Repeat the listing below word for word, stopping after the line that contains "0.469, 0.452, 0.446];".
==== SOURCE DATA ====
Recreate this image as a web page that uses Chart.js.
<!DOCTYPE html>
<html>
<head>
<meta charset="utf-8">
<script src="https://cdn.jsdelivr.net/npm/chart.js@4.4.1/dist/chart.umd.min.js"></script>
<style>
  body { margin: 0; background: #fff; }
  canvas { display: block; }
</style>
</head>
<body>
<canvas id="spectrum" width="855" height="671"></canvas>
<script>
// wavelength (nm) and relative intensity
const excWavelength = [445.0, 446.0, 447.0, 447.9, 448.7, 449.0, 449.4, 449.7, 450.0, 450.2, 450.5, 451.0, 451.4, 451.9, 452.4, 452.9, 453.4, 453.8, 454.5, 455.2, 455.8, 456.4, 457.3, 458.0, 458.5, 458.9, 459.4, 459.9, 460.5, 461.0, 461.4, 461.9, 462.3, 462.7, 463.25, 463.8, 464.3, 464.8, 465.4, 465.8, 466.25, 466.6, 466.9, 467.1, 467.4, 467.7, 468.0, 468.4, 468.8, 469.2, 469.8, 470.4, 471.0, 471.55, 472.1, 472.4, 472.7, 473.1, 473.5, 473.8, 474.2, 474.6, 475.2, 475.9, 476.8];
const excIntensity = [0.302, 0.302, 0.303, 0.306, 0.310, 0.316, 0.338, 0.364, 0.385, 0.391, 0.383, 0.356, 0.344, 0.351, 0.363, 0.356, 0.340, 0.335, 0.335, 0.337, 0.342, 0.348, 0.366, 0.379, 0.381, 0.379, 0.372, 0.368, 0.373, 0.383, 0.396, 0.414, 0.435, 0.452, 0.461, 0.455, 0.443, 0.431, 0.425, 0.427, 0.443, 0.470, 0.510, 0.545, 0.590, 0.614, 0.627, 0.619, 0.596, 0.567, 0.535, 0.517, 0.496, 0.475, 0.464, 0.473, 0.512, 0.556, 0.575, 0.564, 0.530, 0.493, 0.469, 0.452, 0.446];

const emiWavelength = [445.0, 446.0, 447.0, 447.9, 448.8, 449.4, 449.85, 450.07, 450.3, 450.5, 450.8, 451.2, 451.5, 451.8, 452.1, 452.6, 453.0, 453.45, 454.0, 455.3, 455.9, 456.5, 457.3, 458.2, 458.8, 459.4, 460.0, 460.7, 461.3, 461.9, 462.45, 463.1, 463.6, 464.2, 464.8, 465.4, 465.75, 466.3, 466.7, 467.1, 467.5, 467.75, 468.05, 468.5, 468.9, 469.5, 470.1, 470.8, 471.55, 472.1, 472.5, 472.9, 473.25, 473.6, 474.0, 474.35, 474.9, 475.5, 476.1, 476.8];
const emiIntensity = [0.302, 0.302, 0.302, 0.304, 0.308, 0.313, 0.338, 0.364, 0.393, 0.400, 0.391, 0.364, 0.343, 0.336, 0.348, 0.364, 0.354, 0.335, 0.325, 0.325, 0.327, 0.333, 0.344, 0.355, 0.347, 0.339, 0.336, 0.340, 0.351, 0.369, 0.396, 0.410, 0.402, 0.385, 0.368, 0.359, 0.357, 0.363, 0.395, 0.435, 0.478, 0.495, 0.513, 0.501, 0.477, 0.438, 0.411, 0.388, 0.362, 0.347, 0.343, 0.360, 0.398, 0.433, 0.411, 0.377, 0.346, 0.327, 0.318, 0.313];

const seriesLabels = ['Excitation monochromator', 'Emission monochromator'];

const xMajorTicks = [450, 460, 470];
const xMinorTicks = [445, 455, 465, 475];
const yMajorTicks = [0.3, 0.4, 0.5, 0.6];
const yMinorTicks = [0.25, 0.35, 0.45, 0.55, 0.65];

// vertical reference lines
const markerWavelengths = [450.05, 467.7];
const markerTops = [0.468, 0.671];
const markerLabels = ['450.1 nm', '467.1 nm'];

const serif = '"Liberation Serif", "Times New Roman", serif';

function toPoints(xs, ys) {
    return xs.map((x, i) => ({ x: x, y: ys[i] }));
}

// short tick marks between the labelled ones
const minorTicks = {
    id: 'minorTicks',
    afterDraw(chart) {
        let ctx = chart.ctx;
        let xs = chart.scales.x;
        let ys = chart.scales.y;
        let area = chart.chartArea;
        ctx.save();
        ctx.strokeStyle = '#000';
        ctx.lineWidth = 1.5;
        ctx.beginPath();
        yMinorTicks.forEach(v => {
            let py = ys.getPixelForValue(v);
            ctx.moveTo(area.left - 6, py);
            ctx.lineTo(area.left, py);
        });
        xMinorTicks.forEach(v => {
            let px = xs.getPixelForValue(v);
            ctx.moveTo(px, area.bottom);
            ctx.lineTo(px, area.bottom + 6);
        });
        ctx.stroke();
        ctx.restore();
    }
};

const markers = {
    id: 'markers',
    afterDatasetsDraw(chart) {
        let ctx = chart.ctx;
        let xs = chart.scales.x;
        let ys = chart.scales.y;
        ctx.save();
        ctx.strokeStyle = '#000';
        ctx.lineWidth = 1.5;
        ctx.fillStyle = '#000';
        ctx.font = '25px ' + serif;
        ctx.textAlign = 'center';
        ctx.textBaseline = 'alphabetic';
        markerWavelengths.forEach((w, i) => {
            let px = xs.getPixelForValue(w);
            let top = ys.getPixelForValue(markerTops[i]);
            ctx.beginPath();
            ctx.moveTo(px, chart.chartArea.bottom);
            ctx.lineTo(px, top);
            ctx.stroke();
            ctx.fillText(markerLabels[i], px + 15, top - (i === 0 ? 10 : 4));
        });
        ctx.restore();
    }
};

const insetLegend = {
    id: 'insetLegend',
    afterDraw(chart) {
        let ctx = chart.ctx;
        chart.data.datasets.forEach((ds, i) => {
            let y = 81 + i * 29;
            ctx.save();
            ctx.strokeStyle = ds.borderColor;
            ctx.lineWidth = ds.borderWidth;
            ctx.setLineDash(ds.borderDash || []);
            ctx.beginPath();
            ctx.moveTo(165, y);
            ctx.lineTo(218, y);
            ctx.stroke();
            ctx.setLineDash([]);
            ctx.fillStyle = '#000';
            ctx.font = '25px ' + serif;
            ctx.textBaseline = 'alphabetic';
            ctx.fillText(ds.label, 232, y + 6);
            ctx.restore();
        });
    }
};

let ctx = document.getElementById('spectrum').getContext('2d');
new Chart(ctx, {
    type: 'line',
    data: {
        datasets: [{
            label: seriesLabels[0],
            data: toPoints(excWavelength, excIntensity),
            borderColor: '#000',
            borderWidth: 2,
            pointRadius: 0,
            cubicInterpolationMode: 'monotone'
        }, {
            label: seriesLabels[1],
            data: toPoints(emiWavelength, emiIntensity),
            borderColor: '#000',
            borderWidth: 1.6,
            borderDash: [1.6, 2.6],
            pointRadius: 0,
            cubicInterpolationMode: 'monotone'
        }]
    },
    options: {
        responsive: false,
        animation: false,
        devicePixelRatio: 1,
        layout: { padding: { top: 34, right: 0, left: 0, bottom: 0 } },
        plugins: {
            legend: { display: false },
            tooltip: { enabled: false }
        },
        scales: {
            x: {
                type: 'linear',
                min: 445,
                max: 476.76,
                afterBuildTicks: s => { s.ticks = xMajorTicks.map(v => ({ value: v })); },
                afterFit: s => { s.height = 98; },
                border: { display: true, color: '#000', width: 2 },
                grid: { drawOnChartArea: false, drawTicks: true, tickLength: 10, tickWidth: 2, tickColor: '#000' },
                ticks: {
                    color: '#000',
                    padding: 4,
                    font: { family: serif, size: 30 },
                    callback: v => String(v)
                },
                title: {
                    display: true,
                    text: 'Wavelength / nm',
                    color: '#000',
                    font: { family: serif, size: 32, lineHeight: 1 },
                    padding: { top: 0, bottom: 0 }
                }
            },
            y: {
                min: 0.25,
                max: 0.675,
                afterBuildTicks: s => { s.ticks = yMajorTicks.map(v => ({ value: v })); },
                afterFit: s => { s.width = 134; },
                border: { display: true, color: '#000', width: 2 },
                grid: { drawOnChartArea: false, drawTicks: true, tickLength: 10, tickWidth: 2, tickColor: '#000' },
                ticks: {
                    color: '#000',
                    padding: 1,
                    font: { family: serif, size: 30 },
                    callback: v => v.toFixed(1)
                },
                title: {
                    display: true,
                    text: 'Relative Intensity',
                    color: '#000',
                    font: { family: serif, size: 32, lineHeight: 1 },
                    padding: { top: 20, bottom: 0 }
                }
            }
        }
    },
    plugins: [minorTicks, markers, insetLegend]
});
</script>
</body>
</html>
====
_TASK SOLUTION:_
Recreate this image as a web page that uses Chart.js.
<!DOCTYPE html>
<html>
<head>
<meta charset="utf-8">
<script src="https://cdn.jsdelivr.net/npm/chart.js@4.4.1/dist/chart.umd.min.js"></script>
<style>
  body { margin: 0; background: #fff; }
  canvas { display: block; }
</style>
</head>
<body>
<canvas id="spectrum" width="855" height="671"></canvas>
<script>
// wavelength (nm) and relative intensity
const excWavelength = [445.0, 446.0, 447.0, 447.9, 448.7, 449.0, 449.4, 449.7, 450.0, 450.2, 450.5, 451.0, 451.4, 451.9, 452.4, 452.9, 453.4, 453.8, 454.5, 455.2, 455.8, 456.4, 457.3, 458.0, 458.5, 458.9, 459.4, 459.9, 460.5, 461.0, 461.4, 461.9, 462.3, 462.7, 463.25, 463.8, 464.3, 464.8, 465.4, 465.8, 466.25, 466.6, 466.9, 467.1, 467.4, 467.7, 468.0, 468.4, 468.8, 469.2, 469.8, 470.4, 471.0, 471.55, 472.1, 472.4, 472.7, 473.1, 473.5, 473.8, 474.2, 474.6, 475.2, 475.9, 476.8];
const excIntensity = [0.302, 0.302, 0.303, 0.306, 0.310, 0.316, 0.338, 0.364, 0.385, 0.391, 0.383, 0.356, 0.344, 0.351, 0.363, 0.356, 0.340, 0.335, 0.335, 0.337, 0.342, 0.348, 0.366, 0.379, 0.381, 0.379, 0.372, 0.368, 0.373, 0.383, 0.396, 0.414, 0.435, 0.452, 0.461, 0.455, 0.443, 0.431, 0.425, 0.427, 0.443, 0.470, 0.510, 0.545, 0.590, 0.614, 0.627, 0.619, 0.596, 0.567, 0.535, 0.517, 0.496, 0.475, 0.464, 0.473, 0.512, 0.556, 0.575, 0.564, 0.530, 0.493, 0.469, 0.452, 0.446];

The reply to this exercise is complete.